→ **Data to process**

________

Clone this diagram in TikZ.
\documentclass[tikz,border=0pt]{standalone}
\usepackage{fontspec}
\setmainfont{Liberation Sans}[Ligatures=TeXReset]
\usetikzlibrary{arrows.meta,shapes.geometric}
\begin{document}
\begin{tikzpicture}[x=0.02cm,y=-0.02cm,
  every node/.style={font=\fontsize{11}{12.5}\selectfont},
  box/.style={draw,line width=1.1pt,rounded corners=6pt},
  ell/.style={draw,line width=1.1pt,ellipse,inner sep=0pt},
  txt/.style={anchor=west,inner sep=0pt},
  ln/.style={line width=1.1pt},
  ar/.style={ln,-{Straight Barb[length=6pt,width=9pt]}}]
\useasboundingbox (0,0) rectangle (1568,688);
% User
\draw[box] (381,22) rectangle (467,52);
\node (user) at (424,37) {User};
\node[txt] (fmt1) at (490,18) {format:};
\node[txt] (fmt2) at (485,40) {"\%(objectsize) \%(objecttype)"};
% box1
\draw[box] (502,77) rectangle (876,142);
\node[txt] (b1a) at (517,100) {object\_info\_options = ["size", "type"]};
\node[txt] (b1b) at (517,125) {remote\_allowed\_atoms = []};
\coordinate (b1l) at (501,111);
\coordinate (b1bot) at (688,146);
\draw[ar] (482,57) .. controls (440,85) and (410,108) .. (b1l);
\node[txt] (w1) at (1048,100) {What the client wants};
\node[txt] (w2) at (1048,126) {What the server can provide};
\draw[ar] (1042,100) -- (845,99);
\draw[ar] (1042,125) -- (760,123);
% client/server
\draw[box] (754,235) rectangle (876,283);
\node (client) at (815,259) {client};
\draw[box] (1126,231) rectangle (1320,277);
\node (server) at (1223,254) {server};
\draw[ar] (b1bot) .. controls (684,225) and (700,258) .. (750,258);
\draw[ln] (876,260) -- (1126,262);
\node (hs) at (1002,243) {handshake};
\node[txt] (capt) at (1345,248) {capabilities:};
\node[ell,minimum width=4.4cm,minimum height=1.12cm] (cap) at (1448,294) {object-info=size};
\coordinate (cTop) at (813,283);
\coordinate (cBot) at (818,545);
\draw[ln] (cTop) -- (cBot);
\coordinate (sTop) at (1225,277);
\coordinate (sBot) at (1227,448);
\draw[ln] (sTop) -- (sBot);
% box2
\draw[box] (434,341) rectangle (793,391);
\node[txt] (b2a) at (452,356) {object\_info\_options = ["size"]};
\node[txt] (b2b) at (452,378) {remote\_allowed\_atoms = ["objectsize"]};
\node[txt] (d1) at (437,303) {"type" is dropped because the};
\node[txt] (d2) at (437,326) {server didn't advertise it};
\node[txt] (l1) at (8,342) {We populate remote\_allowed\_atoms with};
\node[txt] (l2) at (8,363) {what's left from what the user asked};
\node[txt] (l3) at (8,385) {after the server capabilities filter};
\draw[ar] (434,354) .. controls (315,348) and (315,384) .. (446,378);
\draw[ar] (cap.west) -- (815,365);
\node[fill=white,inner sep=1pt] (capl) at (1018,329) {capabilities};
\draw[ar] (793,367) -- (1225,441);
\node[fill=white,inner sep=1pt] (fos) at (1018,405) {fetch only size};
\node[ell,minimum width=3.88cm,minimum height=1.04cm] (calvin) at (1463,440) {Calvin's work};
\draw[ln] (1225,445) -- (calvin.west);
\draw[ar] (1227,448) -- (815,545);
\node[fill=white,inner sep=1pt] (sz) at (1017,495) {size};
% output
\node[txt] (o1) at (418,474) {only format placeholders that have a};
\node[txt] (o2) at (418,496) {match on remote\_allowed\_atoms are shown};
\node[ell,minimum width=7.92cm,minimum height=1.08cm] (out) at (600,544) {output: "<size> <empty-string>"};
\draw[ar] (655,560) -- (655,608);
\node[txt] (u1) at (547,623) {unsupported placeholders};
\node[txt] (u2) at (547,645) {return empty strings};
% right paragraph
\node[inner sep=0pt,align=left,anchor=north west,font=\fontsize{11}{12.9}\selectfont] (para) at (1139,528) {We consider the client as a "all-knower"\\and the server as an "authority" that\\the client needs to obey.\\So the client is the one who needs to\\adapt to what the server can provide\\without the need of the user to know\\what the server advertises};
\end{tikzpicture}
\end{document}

________

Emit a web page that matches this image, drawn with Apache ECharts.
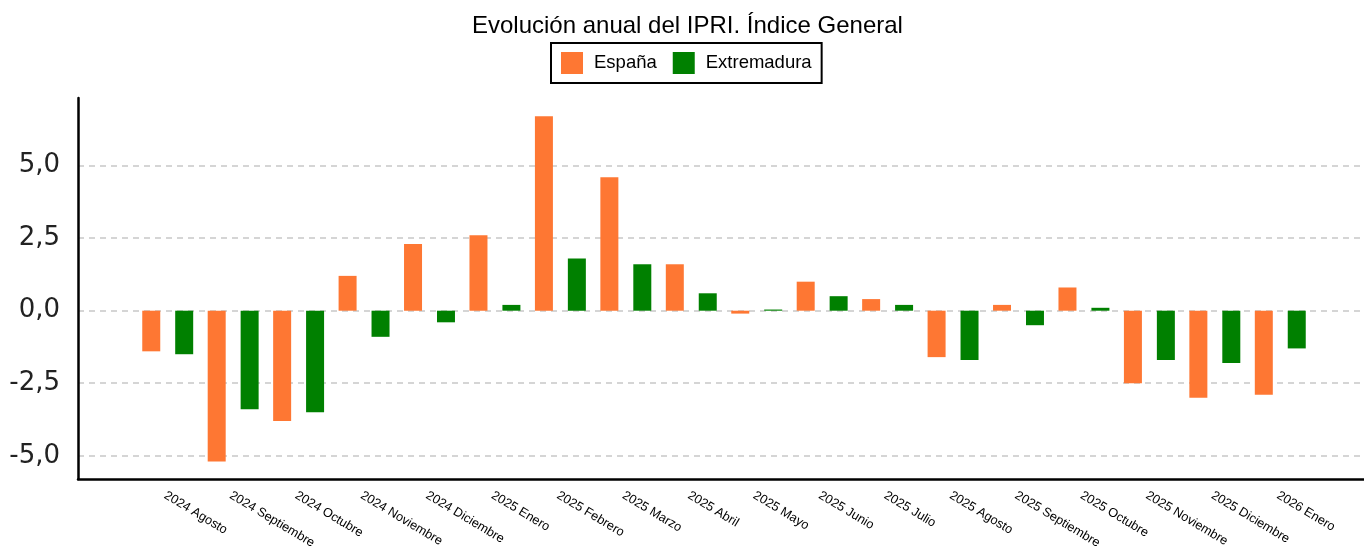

________

→ **What you are asked to do**
Sift the material for lines with the string "this". Copy each one found.

→ **Exercise answer**
Clone this diagram in TikZ.
Emit a web page that matches this image, drawn with Apache ECharts.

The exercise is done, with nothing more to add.